----- STORED DATA -----

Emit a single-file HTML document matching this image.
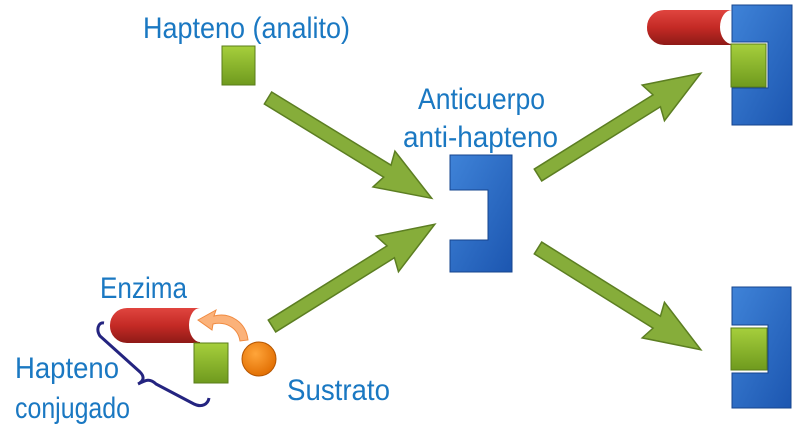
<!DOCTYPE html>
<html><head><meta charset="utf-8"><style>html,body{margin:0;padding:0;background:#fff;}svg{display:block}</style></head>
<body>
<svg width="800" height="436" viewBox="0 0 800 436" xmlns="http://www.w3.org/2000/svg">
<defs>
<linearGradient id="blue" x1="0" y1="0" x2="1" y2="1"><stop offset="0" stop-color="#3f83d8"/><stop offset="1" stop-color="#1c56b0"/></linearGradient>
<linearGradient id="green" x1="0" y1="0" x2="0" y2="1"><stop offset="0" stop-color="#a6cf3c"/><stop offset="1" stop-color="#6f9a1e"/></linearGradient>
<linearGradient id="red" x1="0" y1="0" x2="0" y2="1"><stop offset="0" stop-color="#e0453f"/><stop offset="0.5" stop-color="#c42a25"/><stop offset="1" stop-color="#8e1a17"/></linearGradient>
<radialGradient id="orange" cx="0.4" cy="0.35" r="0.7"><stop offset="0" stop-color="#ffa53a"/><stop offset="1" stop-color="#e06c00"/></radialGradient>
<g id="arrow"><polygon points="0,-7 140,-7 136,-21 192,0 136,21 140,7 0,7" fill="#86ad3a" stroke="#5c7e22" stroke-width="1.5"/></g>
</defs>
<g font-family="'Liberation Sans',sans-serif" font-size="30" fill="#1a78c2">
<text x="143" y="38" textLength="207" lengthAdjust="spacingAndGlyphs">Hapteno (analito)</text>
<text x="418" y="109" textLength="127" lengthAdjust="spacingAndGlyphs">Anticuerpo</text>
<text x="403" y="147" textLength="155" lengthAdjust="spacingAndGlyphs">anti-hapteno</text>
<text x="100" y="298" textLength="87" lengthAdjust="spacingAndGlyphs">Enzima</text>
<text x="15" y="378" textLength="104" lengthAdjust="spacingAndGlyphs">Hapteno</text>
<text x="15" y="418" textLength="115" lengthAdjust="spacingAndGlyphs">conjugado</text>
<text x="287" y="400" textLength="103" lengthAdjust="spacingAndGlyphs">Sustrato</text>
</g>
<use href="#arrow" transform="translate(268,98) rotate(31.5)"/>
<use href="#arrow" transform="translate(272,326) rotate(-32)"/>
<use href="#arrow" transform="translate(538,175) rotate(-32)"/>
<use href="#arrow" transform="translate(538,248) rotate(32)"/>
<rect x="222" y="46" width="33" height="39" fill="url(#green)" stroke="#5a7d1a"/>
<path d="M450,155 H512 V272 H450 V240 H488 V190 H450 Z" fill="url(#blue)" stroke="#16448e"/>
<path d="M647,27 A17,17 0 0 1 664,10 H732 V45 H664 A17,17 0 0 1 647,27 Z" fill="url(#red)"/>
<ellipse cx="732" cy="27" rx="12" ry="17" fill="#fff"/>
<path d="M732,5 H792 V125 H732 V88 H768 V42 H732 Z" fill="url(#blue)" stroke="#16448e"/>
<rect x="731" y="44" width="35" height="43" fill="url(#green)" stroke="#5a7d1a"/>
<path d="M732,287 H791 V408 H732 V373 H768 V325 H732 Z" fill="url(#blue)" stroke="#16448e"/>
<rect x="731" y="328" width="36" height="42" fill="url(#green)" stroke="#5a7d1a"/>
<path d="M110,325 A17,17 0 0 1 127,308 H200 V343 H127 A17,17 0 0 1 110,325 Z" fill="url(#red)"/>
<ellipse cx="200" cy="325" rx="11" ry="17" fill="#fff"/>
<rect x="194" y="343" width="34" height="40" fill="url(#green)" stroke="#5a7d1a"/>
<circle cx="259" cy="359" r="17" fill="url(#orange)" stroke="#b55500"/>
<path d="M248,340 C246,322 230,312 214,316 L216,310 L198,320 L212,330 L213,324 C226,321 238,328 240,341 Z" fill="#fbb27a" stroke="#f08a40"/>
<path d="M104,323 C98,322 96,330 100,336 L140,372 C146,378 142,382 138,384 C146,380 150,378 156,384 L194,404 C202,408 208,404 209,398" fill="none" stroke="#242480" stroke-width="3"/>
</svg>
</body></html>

-----

• [WORK TO DO]
Repeat the data exactly, without the pictures.

• [FULL OUTPUT]
Emit a single-file HTML document matching this image.
<!DOCTYPE html>
<html><head><meta charset="utf-8"><style>html,body{margin:0;padding:0;background:#fff;}svg{display:block}</style></head>
<body>
<svg width="800" height="436" viewBox="0 0 800 436" xmlns="http://www.w3.org/2000/svg">
<defs>
<linearGradient id="blue" x1="0" y1="0" x2="1" y2="1"><stop offset="0" stop-color="#3f83d8"/><stop offset="1" stop-color="#1c56b0"/></linearGradient>
<linearGradient id="green" x1="0" y1="0" x2="0" y2="1"><stop offset="0" stop-color="#a6cf3c"/><stop offset="1" stop-color="#6f9a1e"/></linearGradient>
<linearGradient id="red" x1="0" y1="0" x2="0" y2="1"><stop offset="0" stop-color="#e0453f"/><stop offset="0.5" stop-color="#c42a25"/><stop offset="1" stop-color="#8e1a17"/></linearGradient>
<radialGradient id="orange" cx="0.4" cy="0.35" r="0.7"><stop offset="0" stop-color="#ffa53a"/><stop offset="1" stop-color="#e06c00"/></radialGradient>
<g id="arrow"><polygon points="0,-7 140,-7 136,-21 192,0 136,21 140,7 0,7" fill="#86ad3a" stroke="#5c7e22" stroke-width="1.5"/></g>
</defs>
<g font-family="'Liberation Sans',sans-serif" font-size="30" fill="#1a78c2">
<text x="143" y="38" textLength="207" lengthAdjust="spacingAndGlyphs">Hapteno (analito)</text>
<text x="418" y="109" textLength="127" lengthAdjust="spacingAndGlyphs">Anticuerpo</text>
<text x="403" y="147" textLength="155" lengthAdjust="spacingAndGlyphs">anti-hapteno</text>
<text x="100" y="298" textLength="87" lengthAdjust="spacingAndGlyphs">Enzima</text>
<text x="15" y="378" textLength="104" lengthAdjust="spacingAndGlyphs">Hapteno</text>
<text x="15" y="418" textLength="115" lengthAdjust="spacingAndGlyphs">conjugado</text>
<text x="287" y="400" textLength="103" lengthAdjust="spacingAndGlyphs">Sustrato</text>
</g>
<use href="#arrow" transform="translate(268,98) rotate(31.5)"/>
<use href="#arrow" transform="translate(272,326) rotate(-32)"/>
<use href="#arrow" transform="translate(538,175) rotate(-32)"/>
<use href="#arrow" transform="translate(538,248) rotate(32)"/>
<rect x="222" y="46" width="33" height="39" fill="url(#green)" stroke="#5a7d1a"/>
<path d="M450,155 H512 V272 H450 V240 H488 V190 H450 Z" fill="url(#blue)" stroke="#16448e"/>
<path d="M647,27 A17,17 0 0 1 664,10 H732 V45 H664 A17,17 0 0 1 647,27 Z" fill="url(#red)"/>
<ellipse cx="732" cy="27" rx="12" ry="17" fill="#fff"/>
<path d="M732,5 H792 V125 H732 V88 H768 V42 H732 Z" fill="url(#blue)" stroke="#16448e"/>
<rect x="731" y="44" width="35" height="43" fill="url(#green)" stroke="#5a7d1a"/>
<path d="M732,287 H791 V408 H732 V373 H768 V325 H732 Z" fill="url(#blue)" stroke="#16448e"/>
<rect x="731" y="328" width="36" height="42" fill="url(#green)" stroke="#5a7d1a"/>
<path d="M110,325 A17,17 0 0 1 127,308 H200 V343 H127 A17,17 0 0 1 110,325 Z" fill="url(#red)"/>
<ellipse cx="200" cy="325" rx="11" ry="17" fill="#fff"/>
<rect x="194" y="343" width="34" height="40" fill="url(#green)" stroke="#5a7d1a"/>
<circle cx="259" cy="359" r="17" fill="url(#orange)" stroke="#b55500"/>
<path d="M248,340 C246,322 230,312 214,316 L216,310 L198,320 L212,330 L213,324 C226,321 238,328 240,341 Z" fill="#fbb27a" stroke="#f08a40"/>
<path d="M104,323 C98,322 96,330 100,336 L140,372 C146,378 142,382 138,384 C146,380 150,378 156,384 L194,404 C202,408 208,404 209,398" fill="none" stroke="#242480" stroke-width="3"/>
</svg>
</body></html>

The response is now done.